Patrick Baptendier, un ancien gendarme qui a crée sa boîte de renseignement, a collaboré
avec la DST durant ses différentes missions pour deux grosses boîtes
d’intelligence économique notamment : Kroll
et la française Géos, en
informant la DST de ce qu’il apprenait des personnes suivies, telles qu’un
patron de presse, un responsable syndical ou le patron de Vivendi. DST qui, échange
de bons procédés oblige, refilait
à Baptendier les renseignements qu’il demandait.
Autant
de missions accomplies pour différents grands groupes comme Bolloré ou les
Mutuelles du Mans, ou encore Optimum, la boîte de l’actuelle patronne du medef,
la mère Parisot.
Comme
le souligne Le Point, aucun membre de la DST n’a été sanctionné ou mis en
examen à la suite de cette affaire.
De
fait, tout le monde semble collaborer, sur le dos des cibles et à la demande de
grands groupes. Les renseignements et les officines, de fait, font le même
métier, les seconds ayant davantage de marge de manœuvre que les premiers du
fait de l’absence de cadre réglementaire.
Le
paysage français de ce secteur est d’abord constitué de petites structures,
autonomes. Et c’est un métier de réseau, où tout le monde ou presque se
connaît, ce qui facilite les accointances de tous côtés. Une étude intéressante de
Christophe Jorge montre comment fonctionnent ces réseaux de personnes et
d’officines en France, du moins une partie.
La
technique du tourniquet, comme pour les cabinets de lobbying, tourne ici aussi
à plein : on passe de la police à une officine, et pourquoi pas faire les
deux en même temps ? Un exemple
révélateur est celui
d’Alain Juillet, ex n°2 de la DGSE où il était chargé d’aider les
entreprises françaises à conquérir de nouveaux marchés, passé au cabinet d’avocat
d’affaires US Orrick.
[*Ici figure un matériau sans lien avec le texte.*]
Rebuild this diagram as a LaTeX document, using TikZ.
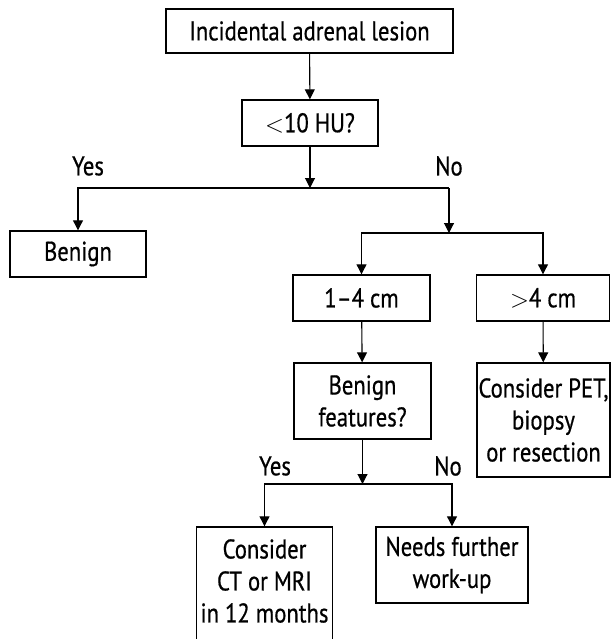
\documentclass[tikz,border=0pt]{standalone}
\usepackage{fontspec}
\setmainfont{PT Sans}[FakeStretch=0.84,FakeBold=0.6]
\usetikzlibrary{arrows.meta}
\begin{document}
\begin{tikzpicture}[x=1pt,y=-1pt,
  boxline/.style={draw, line width=1.4pt},
  box/.style={boxline, inner sep=0pt, align=center,
    font=\fontsize{27}{32}\selectfont},
  lbl/.style={inner sep=0pt, font=\fontsize{27}{30}\selectfont},
  conn/.style={line width=1.1pt},
  arr/.style={conn, -{Triangle[width=10pt,length=10pt]}}]
\useasboundingbox (0,0) rectangle (611,639);
\clip (0,0) rectangle (611,639);
% boxes
\node[box, minimum width=287pt, minimum height=44pt] (top) at (309.5,31) {Incidental adrenal lesion};
\node[box, minimum width=136pt, minimum height=46pt] (hu) at (310,123) {$<$10 HU?};
\node[box, minimum width=136pt, minimum height=46pt] (benign) at (78,254) {Benign};
\node[box, minimum width=137pt, minimum height=46pt] (small) at (361.5,298) {1–4 cm};
\node[box, minimum width=133pt, minimum height=46pt] (large) at (543,298) {$>$4 cm};
\node[box, minimum width=137pt, minimum height=76pt] (feat) at (362.5,401) {Benign\\features?};
\node[box, minimum width=133pt, minimum height=114pt] (pet) at (543.5,420) {Consider PET,\\biopsy\\or resection};
% the last box runs past the lower edge, so its frame is drawn on its own
\node[box, draw=none, outer sep=0pt, minimum width=136pt, minimum height=108pt] (ct) at (264.5,581) {Consider\\CT or MRI\\in 12 months};
\draw[boxline] (ct.north west) rectangle ([yshift=-14pt]ct.south east);
\node[box, minimum width=152pt, minimum height=76pt] (further) at (452,565) {Needs further\\work-up};
% junction points
\coordinate (j1) at (310,188);
\coordinate (j2) at (449,233);
\coordinate (j3) at (362.5,484);
% connectors
\draw[arr] (top) -- (hu);
\draw[arr] (hu) -- (j1);
\draw[arr] (j1) -| (benign.north);
\draw[conn] (j1) -- (j2 |- j1);
\draw[arr] (j2 |- j1) -- (j2);
\draw[arr] (j2) -| (small.north);
\draw[arr] (j2) -| (large.north);
\draw[arr] (small) -- (feat);
\draw[arr] (large) -- (pet);
\draw[arr] (feat) -- (j3);
\draw[arr] (j3) -| ([yshift=0.7pt]ct.north);
\draw[arr] (j3) -| (further.north);
% branch labels
\node[lbl] (yes1) at (88,166) {Yes};
\node[lbl] (no1) at (449,166) {No};
\node[lbl] (yes2) at (275,466) {Yes};
\node[lbl] (no2) at (448,466) {No};
\end{tikzpicture}
\end{document}
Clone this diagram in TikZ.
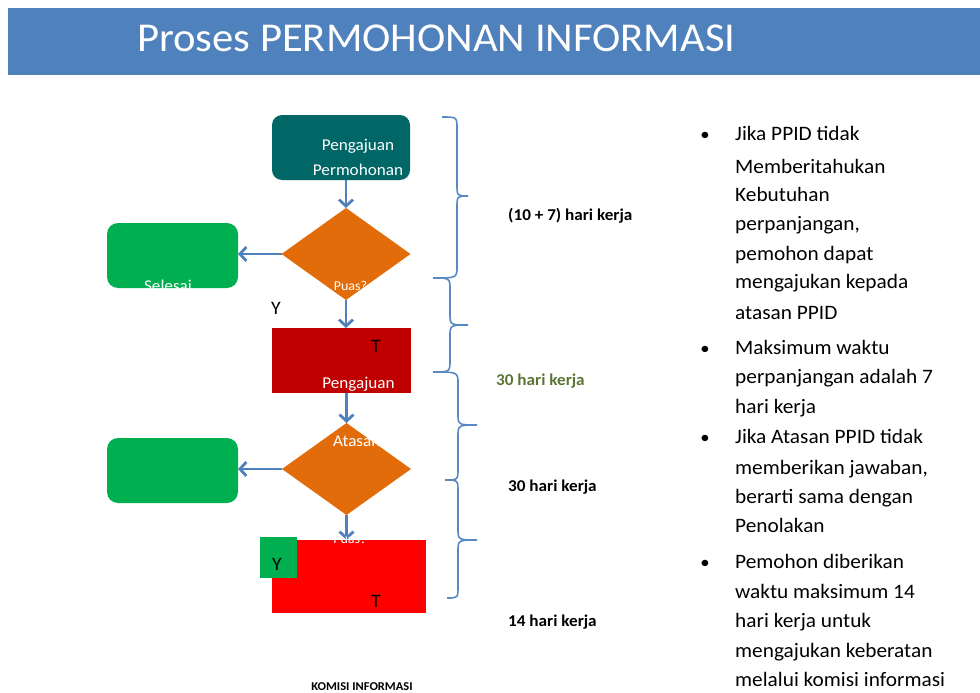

Il y a rejoint notamment Pascal Clément, ancien ministre
de la Justice.
Tout ce petit monde travaille la main dans la
main, et certains sont évidemment plus borderline que d’autres. Quand on
regarde la clémence de la justice envers lesdites officines, on peut craindre pour
la préservation des libertés, le droit à la vie privée et le droit de se réunir
pour discuter de choses alternatives, par exemple.
Que
ce soit au niveau national ou bien au niveau international, le jeu est le même
avec des enjeux proportionnels. A l’international, les méthodes ne sont pas
toujours très orthodoxes non plus, et on parle de renversements de
gouvernements et de soutien à des groupes insurrectionnels. L’assassinat est
également envisageable, ainsi que le chantage. Et au niveau national, pareil :
il y a toute une palette de méthodes pour faire peur à un concurrent ou un
opposant, ou pour s’assurer un marché.